Look at it like this: imagine your basic contemporary plot. It’s a store bought angel food cake (Sandra Lee LOVES those) and you need to doctor it up for the erotic romance party that’s coming over to your house to gawk and chatter at the Kama Sutra tablescape you constructed with coathangers, some Chinese silk remnants, those web-and-flower-sparkle slippers that everyone wore two years ago, a peace lily, and a bowling ball. What can you do with your angel-food cake plot to make it over-the-top Erotic Romance, the semi-homemade way? Add the following:
Name Brands:
Always stuff as many named brands as possible into your erotic romance. Not only does it show you did your research, but it lends that touch of realism that just can’t be faked. Sure, your hero may have a fourteen foot man-hose, and the heroine might like triple-double penetration (that’s six dudes, two holes) and you’re wondering how that might be choreographed, but one mention of Folger’s crystals and your reader will be transported into a reality that is too, too real, and that makes the absolutely-anatomically-impossible sex that much more possible. And thus, more hotter.
Manwich:
This is a two-part Semi-Homemade improvement. Dump two cans of Manwich on your angel-food cake plot. First, always have a threesome, or a manwich, wherein the heroine gets smushed between two men. It doesn’t matter who the other dude is. He might be an ancillary character. He might be some guy who is glued to the wall in a priapic state who exists merely for the manwich purposes. He might not be a he—he might be a pole in the ground. Doesn’t matter. Not only does the heroine need to take it in the two-hole for it to cross the border into erotic romance, she needs a double-stuffing for that erotic romance to float the boats of today’s discerning crowd.
What, angel food cake and Manwich don’t really go together? Tough. We need manwiches and threesomes galore.
And speaking of men, there’s part two of the Manwhich requirement. If your hero can muse to himself as much as possible using the word “Man,” it adds that certain touch of quality to your erotic romance. Nothing says “man who thinks with his dick” than constant use of the word “man” itself. From Man, her ass was tight inside her jeans, so tight he wondered if he’d be able to pull them off or would he have to get the shoehorn he kept hidden in the bedside table as a backup amorous device? to Man, her boobs jiggle a lot, the erotic romance hero must constantly self-identify to remind himself that he is, in fact, so manfully manly and manhoodly-man-man.
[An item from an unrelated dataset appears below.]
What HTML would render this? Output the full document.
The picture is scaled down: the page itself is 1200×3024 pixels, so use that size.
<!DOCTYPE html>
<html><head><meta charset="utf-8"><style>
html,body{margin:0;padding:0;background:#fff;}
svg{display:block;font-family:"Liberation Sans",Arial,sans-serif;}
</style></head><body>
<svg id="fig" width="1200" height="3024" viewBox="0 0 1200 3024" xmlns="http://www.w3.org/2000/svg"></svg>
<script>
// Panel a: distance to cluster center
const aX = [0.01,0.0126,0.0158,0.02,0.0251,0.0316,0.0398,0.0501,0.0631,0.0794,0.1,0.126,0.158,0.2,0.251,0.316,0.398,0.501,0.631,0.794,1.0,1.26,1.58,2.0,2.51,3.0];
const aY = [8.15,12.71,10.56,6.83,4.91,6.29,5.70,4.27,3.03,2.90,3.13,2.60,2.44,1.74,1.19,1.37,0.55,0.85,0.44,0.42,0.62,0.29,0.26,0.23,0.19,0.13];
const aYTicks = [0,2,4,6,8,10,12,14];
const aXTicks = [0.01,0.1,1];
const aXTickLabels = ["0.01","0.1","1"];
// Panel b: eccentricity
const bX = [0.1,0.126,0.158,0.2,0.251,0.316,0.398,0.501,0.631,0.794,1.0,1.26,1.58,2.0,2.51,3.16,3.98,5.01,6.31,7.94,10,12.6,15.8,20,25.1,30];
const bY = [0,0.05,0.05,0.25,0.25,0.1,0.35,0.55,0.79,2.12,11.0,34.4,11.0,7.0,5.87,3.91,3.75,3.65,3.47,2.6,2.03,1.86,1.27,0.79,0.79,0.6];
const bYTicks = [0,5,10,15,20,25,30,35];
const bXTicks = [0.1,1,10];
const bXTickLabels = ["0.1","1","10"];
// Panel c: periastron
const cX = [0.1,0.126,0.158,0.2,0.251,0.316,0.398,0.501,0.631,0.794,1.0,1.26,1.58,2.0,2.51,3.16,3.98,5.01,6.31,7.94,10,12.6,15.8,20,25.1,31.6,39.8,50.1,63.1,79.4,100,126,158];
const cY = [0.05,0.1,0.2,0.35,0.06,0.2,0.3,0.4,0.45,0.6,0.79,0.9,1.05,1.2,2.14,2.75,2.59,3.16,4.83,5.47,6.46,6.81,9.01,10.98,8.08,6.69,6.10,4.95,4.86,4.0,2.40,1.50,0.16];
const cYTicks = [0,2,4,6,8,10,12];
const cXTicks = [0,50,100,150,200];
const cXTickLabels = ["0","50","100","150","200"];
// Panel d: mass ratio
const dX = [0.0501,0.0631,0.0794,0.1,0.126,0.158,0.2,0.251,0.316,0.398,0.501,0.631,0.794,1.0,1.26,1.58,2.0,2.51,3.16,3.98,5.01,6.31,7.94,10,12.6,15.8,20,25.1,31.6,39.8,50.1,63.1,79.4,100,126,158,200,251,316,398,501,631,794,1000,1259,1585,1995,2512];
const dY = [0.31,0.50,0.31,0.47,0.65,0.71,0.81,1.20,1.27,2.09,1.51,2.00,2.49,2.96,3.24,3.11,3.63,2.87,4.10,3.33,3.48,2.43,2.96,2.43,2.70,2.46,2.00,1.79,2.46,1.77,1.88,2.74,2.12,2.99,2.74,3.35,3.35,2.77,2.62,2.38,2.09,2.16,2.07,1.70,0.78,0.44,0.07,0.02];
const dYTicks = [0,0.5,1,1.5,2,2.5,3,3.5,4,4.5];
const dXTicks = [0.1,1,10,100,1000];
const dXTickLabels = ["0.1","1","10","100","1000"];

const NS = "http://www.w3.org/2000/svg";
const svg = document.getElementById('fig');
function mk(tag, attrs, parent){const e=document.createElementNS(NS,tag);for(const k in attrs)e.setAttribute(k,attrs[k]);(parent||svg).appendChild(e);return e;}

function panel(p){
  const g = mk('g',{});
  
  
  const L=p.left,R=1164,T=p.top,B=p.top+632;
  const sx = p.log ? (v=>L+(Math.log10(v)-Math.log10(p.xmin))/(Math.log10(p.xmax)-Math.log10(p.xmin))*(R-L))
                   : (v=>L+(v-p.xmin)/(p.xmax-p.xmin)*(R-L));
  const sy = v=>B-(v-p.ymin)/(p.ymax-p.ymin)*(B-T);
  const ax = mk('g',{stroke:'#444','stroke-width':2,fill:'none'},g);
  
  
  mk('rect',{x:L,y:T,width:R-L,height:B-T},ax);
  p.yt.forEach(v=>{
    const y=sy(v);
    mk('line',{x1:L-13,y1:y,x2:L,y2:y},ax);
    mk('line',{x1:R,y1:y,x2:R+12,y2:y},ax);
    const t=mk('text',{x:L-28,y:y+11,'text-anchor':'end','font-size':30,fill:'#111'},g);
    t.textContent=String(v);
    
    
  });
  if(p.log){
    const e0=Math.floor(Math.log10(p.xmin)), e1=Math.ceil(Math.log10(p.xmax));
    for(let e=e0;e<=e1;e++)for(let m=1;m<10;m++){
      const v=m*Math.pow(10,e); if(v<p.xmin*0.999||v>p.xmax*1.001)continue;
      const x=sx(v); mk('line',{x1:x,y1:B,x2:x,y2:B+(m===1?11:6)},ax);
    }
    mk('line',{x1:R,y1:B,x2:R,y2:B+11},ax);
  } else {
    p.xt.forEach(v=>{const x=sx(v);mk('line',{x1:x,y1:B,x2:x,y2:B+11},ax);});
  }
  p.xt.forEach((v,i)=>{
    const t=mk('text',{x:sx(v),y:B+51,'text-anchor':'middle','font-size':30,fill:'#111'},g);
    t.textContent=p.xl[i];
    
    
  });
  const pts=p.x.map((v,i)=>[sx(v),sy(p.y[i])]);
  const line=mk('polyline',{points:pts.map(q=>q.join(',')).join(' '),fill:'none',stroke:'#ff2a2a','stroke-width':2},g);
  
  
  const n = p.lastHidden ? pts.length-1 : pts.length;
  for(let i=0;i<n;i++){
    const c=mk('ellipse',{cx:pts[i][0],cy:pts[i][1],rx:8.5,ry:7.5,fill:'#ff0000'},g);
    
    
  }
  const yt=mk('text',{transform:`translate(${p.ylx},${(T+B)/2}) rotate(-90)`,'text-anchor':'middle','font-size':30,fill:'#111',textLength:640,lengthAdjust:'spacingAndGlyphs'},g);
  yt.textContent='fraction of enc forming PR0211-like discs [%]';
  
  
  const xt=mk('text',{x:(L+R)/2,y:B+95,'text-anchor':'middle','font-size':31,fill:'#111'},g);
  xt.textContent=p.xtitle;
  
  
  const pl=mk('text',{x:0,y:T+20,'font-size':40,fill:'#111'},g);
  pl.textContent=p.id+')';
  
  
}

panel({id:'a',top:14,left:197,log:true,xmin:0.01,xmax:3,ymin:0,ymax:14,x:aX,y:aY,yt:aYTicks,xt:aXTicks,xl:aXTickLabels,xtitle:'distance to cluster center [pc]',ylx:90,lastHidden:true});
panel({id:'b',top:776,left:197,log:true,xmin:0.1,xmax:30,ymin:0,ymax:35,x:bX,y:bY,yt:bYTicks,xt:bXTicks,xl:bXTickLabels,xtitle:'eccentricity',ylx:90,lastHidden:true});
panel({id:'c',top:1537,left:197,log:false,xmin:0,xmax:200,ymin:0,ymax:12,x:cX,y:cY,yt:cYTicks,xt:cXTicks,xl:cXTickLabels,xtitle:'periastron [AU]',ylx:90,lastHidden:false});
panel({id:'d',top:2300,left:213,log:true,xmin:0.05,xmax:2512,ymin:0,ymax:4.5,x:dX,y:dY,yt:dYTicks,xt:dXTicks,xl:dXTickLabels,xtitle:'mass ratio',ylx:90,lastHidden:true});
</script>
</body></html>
Man.
Scent:
Your Brand-name Manwich angel food cake erotic romance plot needs scent. All these alpha predatory male heroes, man, are sniffing up her skirt, scenting her essence, and generally remarking on the whiff eau heroine, man. This is particularly true for paranormals, because it’s not an erotic paranormal romance unless the animal-esque hero ruminates upon the smell of her arousal at least three or four times. Get it? He’s part-animal, that sexy man-beast, and his sense of smell is fourteen thousand times more sensitive than everyone else’s, and so you have no secrets every time you’re hot to trot. There’s nothing more erotic than being turned on and having the dude who turned you on inform you that he could tell each and every time you were turned on in the past four years since you moved into the apartment next door, and what is it about QVC that gets your love honey flowing, anyway? Is it the Quacker Factory?
Love’s Baby Soft:
After you’ve covered your angel food cake plot with Manwich, threesomes, some additional scent, and enough name brand references to choke a shopaholic, there’s just one more thing you need to make a Semi-Homemade Erotic Romance: “baby.”
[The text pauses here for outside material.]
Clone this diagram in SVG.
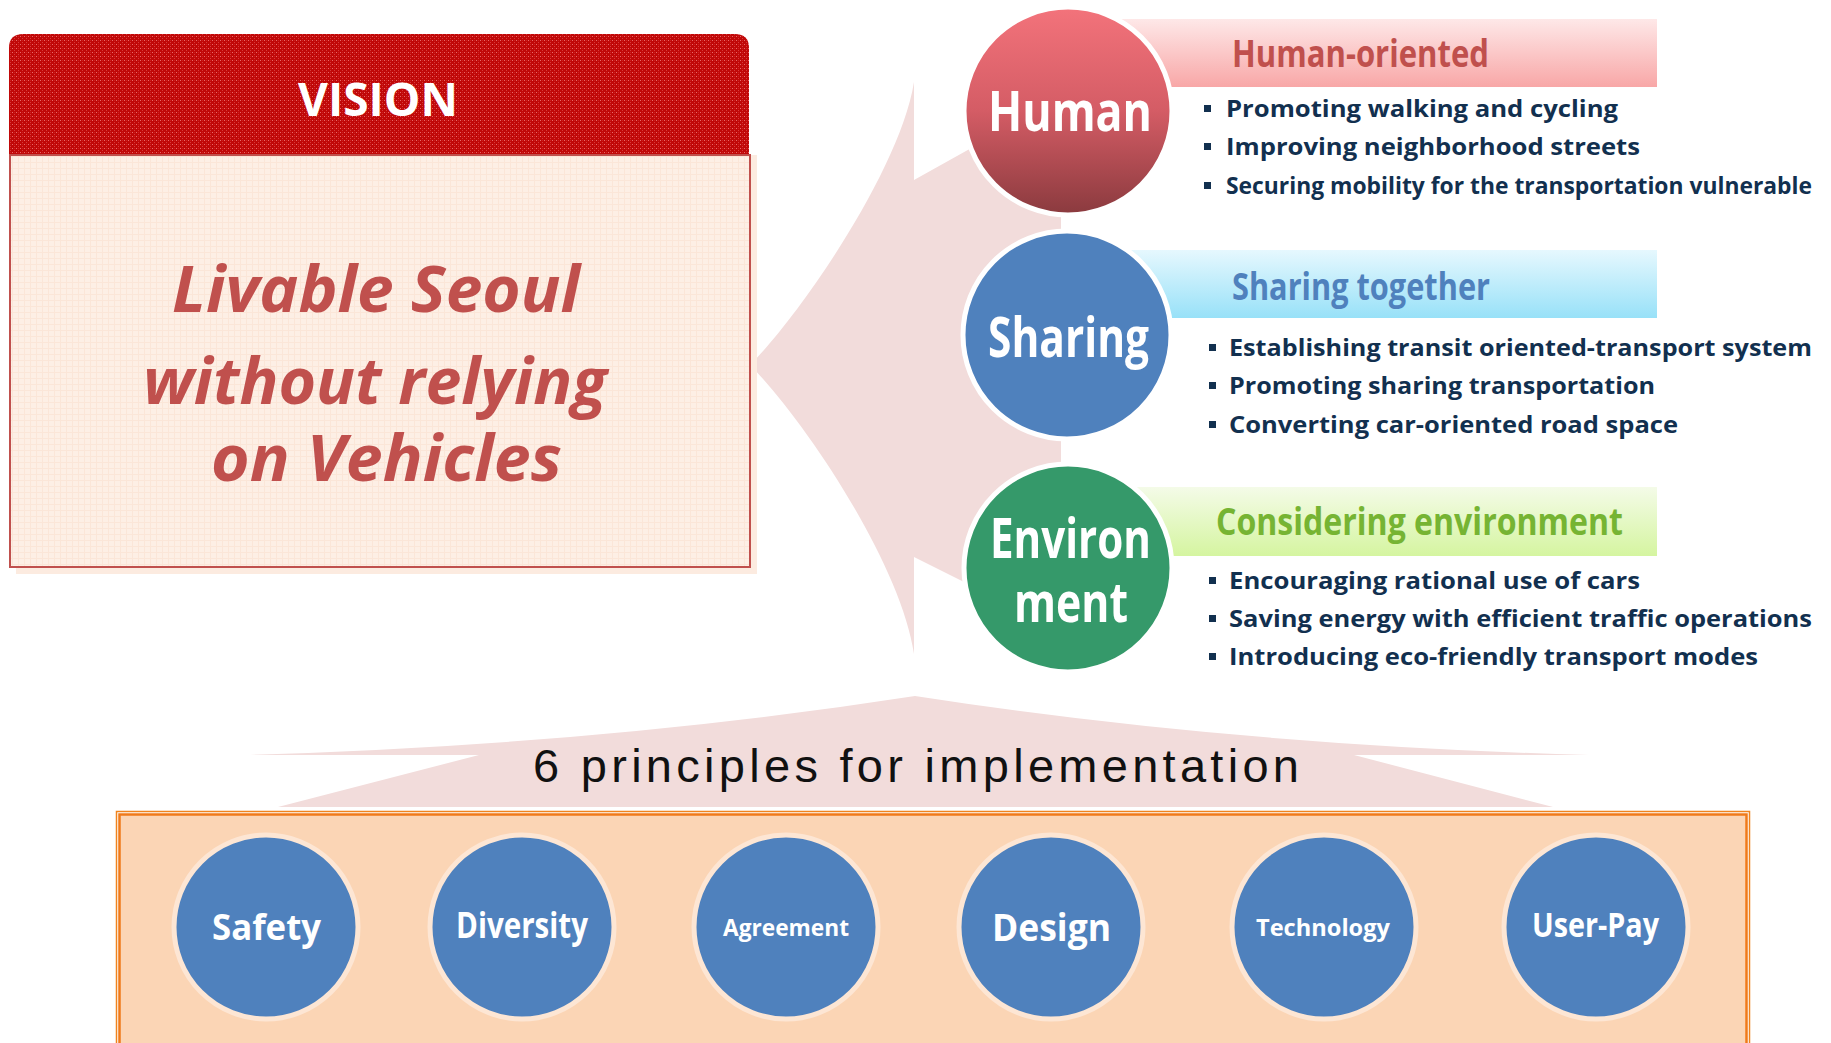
<svg xmlns="http://www.w3.org/2000/svg" width="1831" height="1043" viewBox="0 0 1831 1043">
  <defs>
    <pattern id="redWeave" width="4" height="4" patternUnits="userSpaceOnUse">
      <rect width="4" height="4" fill="#c00808"/>
      <rect x="0" y="0" width="1" height="1" fill="#e86868"/>
      <rect x="2" y="2" width="1" height="1" fill="#d83a3a"/>
      <rect x="2" y="0" width="1" height="1" fill="#cc2020"/>
    </pattern>
    <pattern id="peachGrid" width="6" height="6" patternUnits="userSpaceOnUse">
      <rect width="6" height="6" fill="#fdefe5"/>
      <rect x="0" y="0" width="6" height="1" fill="#fbe6d8"/>
      <rect x="0" y="0" width="1" height="6" fill="#fbe6d8"/>
    </pattern>
    <linearGradient id="gHuman" x1="0" y1="0" x2="0" y2="1">
      <stop offset="0" stop-color="#f3737b"/>
      <stop offset="0.5" stop-color="#d45c65"/>
      <stop offset="1" stop-color="#8a3a3e"/>
    </linearGradient>
    <linearGradient id="barRed" x1="0" y1="0" x2="0" y2="1">
      <stop offset="0" stop-color="#fee8e8"/>
      <stop offset="1" stop-color="#f8a7a7"/>
    </linearGradient>
    <linearGradient id="barBlue" x1="0" y1="0" x2="0" y2="1">
      <stop offset="0" stop-color="#e6f8fe"/>
      <stop offset="1" stop-color="#98e1f8"/>
    </linearGradient>
    <linearGradient id="barGreen" x1="0" y1="0" x2="0" y2="1">
      <stop offset="0" stop-color="#f4fbe8"/>
      <stop offset="1" stop-color="#d5f5a0"/>
    </linearGradient>
    <style>
      .sans { font-family: "Open Sans", "Noto Sans", "Liberation Sans", sans-serif; }
      .big { font-weight: 700; font-size: 56px; fill: #ffffff; }
      .head { font-weight: 700; font-size: 38px; }
      .item { font-weight: 700; font-size: 23px; fill: #12304f; }
      .dot { fill: #12304f; }
      .pr { fill: #4f81bd; stroke: #fde6d4; stroke-width: 5; }
      .prt { font-weight: 700; fill: #ffffff; }
      .vis { font-weight: 700; font-style: italic; font-size: 64px; fill: #c0504d; }
    </style>
  </defs>

  <rect width="1831" height="1043" fill="#ffffff"/>

  <!-- connectors: pale arrow shapes linking the vision, the three pillars and the principles -->
  <g id="connectors" fill="#f2dcdb">
    <path id="pillar-arrow" d="M 750 365 C 800 315, 900 170, 914 82 L 914 180 L 1000 132 L 1061 132 L 1061 600 L 1000 600 L 914 557 L 914 654 C 900 560, 800 415, 750 365 Z"/>
    <path id="principle-roof" d="M 915 696 Q 600 745, 244 755 L 479 755 L 278 807 L 1553 807 L 1354 755 L 1589 755 Q 1230 745, 915 696 Z"/>
  </g>

  <!-- vision card -->
  <g id="vision">
    <rect x="16" y="155" width="741" height="419" fill="#fcebe0"/>
    <path d="M 9 154 L 9 48 Q 9 34 23 34 L 735 34 Q 749 34 749 48 L 749 154 Z" fill="url(#redWeave)"/>
    <rect x="10" y="155" width="740" height="412" fill="url(#peachGrid)" stroke="#c0504d" stroke-width="2"/>
    <text class="sans" x="378" y="116" text-anchor="middle" font-weight="700" font-size="46" fill="#ffffff" textLength="160" lengthAdjust="spacingAndGlyphs">VISION</text>
    <text class="sans vis" x="172" y="312" textLength="408" lengthAdjust="spacingAndGlyphs">Livable Seoul</text>
    <text class="sans vis" x="143" y="404" textLength="464" lengthAdjust="spacingAndGlyphs">without relying</text>
    <text class="sans vis" x="211" y="481" textLength="351" lengthAdjust="spacingAndGlyphs">on Vehicles</text>
  </g>

  <!-- pillar: human -->
  <g id="pillar-human">
    <rect x="1090" y="19" width="567" height="68" fill="url(#barRed)"/>
    <circle cx="1068" cy="111" r="104" fill="url(#gHuman)" stroke="#ffffff" stroke-width="5"/>
    <text class="sans big" x="988" y="131" textLength="164" lengthAdjust="spacingAndGlyphs">Human</text>
    <text class="sans head" x="1232" y="67" fill="#c0504d" textLength="257" lengthAdjust="spacingAndGlyphs">Human-oriented</text>
    <rect class="dot" x="1204" y="105" width="7" height="7"/>
    <text class="sans item" x="1226" y="117" textLength="392" lengthAdjust="spacingAndGlyphs">Promoting walking and cycling</text>
    <rect class="dot" x="1204" y="143" width="7" height="7"/>
    <text class="sans item" x="1226" y="155" textLength="414" lengthAdjust="spacingAndGlyphs">Improving neighborhood streets</text>
    <rect class="dot" x="1204" y="182" width="7" height="7"/>
    <text class="sans item" x="1226" y="194" textLength="586" lengthAdjust="spacingAndGlyphs">Securing mobility for the transportation vulnerable</text>
  </g>

  <!-- pillar: sharing -->
  <g id="pillar-sharing">
    <rect x="1090" y="250" width="567" height="68" fill="url(#barBlue)"/>
    <circle cx="1067" cy="335" r="104" fill="#4f81bd" stroke="#ffffff" stroke-width="5"/>
    <text class="sans big" x="988" y="357" textLength="161" lengthAdjust="spacingAndGlyphs">Sharing</text>
    <text class="sans head" x="1232" y="300" fill="#4f81bd" textLength="258" lengthAdjust="spacingAndGlyphs">Sharing together</text>
    <rect class="dot" x="1209" y="344" width="7" height="7"/>
    <text class="sans item" x="1229" y="356" textLength="583" lengthAdjust="spacingAndGlyphs">Establishing transit oriented-transport system</text>
    <rect class="dot" x="1209" y="382" width="7" height="7"/>
    <text class="sans item" x="1229" y="394" textLength="426" lengthAdjust="spacingAndGlyphs">Promoting sharing transportation</text>
    <rect class="dot" x="1209" y="421" width="7" height="7"/>
    <text class="sans item" x="1229" y="433" textLength="449" lengthAdjust="spacingAndGlyphs">Converting car-oriented road space</text>
  </g>

  <!-- pillar: environment -->
  <g id="pillar-environment">
    <rect x="1090" y="487" width="567" height="69" fill="url(#barGreen)"/>
    <circle cx="1068" cy="568" r="104" fill="#35996a" stroke="#ffffff" stroke-width="5"/>
    <text class="sans big" x="990" y="558" font-size="54" textLength="161" lengthAdjust="spacingAndGlyphs">Environ</text>
    <text class="sans big" x="1014" y="622" font-size="54" textLength="114" lengthAdjust="spacingAndGlyphs">ment</text>
    <text class="sans head" x="1216" y="535" fill="#76b433" textLength="407" lengthAdjust="spacingAndGlyphs">Considering environment</text>
    <rect class="dot" x="1209" y="577" width="7" height="7"/>
    <text class="sans item" x="1229" y="589" textLength="411" lengthAdjust="spacingAndGlyphs">Encouraging rational use of cars</text>
    <rect class="dot" x="1209" y="615" width="7" height="7"/>
    <text class="sans item" x="1229" y="627" textLength="583" lengthAdjust="spacingAndGlyphs">Saving energy with efficient traffic operations</text>
    <rect class="dot" x="1209" y="653" width="7" height="7"/>
    <text class="sans item" x="1229" y="665" textLength="529" lengthAdjust="spacingAndGlyphs">Introducing eco-friendly transport modes</text>
  </g>

  <!-- implementation principles -->
  <g id="principles-label">
    <text x="533" y="782" font-family="Liberation Sans, Arial, sans-serif" font-size="47" fill="#111111" textLength="766" lengthAdjust="spacing">6 principles for implementation</text>
  </g>

  <g id="principles-panel">
    <rect x="116.5" y="811.5" width="1633" height="260" fill="none" stroke="#f0841e" stroke-width="1.5"/>
    <rect x="119.5" y="814.5" width="1627" height="260" fill="#fbd5b5" stroke="#f07a1a" stroke-width="2.5"/>
  </g>

  <g id="principle-safety">
    <circle class="pr" cx="266" cy="927" r="92"/>
    <text class="sans prt" x="212" y="940" font-size="35" textLength="109" lengthAdjust="spacingAndGlyphs">Safety</text>
  </g>
  <g id="principle-diversity">
    <circle class="pr" cx="522" cy="927" r="92"/>
    <text class="sans prt" x="456" y="938" font-size="35" textLength="132" lengthAdjust="spacingAndGlyphs">Diversity</text>
  </g>
  <g id="principle-agreement">
    <circle class="pr" cx="786" cy="927" r="92"/>
    <text class="sans prt" x="723" y="936" font-size="24" textLength="126" lengthAdjust="spacingAndGlyphs">Agreement</text>
  </g>
  <g id="principle-design">
    <circle class="pr" cx="1051" cy="927" r="92"/>
    <text class="sans prt" x="992" y="941" font-size="38" textLength="119" lengthAdjust="spacingAndGlyphs">Design</text>
  </g>
  <g id="principle-technology">
    <circle class="pr" cx="1324" cy="927" r="92"/>
    <text class="sans prt" x="1256" y="936" font-size="24" textLength="134" lengthAdjust="spacingAndGlyphs">Technology</text>
  </g>
  <g id="principle-userpay">
    <circle class="pr" cx="1596" cy="927" r="92"/>
    <text class="sans prt" x="1532" y="937" font-size="34" textLength="127" lengthAdjust="spacingAndGlyphs">User-Pay</text>
  </g>
</svg>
Ever notice that moments after the erotic romance hero meets his erotic romance heroine, and he’s figured out that between that page and the end of the book he’s gonna get a loooootta tail, he starts calling her “Baby?” It’s part of that whole alpha-male protection thing, and part of the sexy treatment that makes any Semi-Homemade erotic romance such a total treat to read. If he’s not remarking to himself, man, he’s calling the newly-met heroine “Baby,” regardless of whether she’s older than he is, or whether she might even like the reduction of power inherent in a diminutive nickname. Maybe she has a name, but after she meets him, it’s “Baby.” And you can bet your sweet bippy he’ll be putting baby in the corner, over the banister, in the back yard, up the wall, in the shower, and on the kitchen table.
Now that you’ve put your personal Semi-Homemade touch on a basic romance plot, and used 30% fresh ingredients to make that narrative your own, it’s time to shop it around for sale. This is when the Kama Sutra/Bowling League tablescape will come (ha!) in handy: invite all the erotic romance editors whose names you can find online over to your house for a Semi-Homemade erotic romance party.
But don’t forget the cocktails that are at least 85% alcohol. They’ll need at least three.
Remember, keep it simple, keep it smelly, keep it sexy, but always keep it Semi-Homemade Erotic Romance.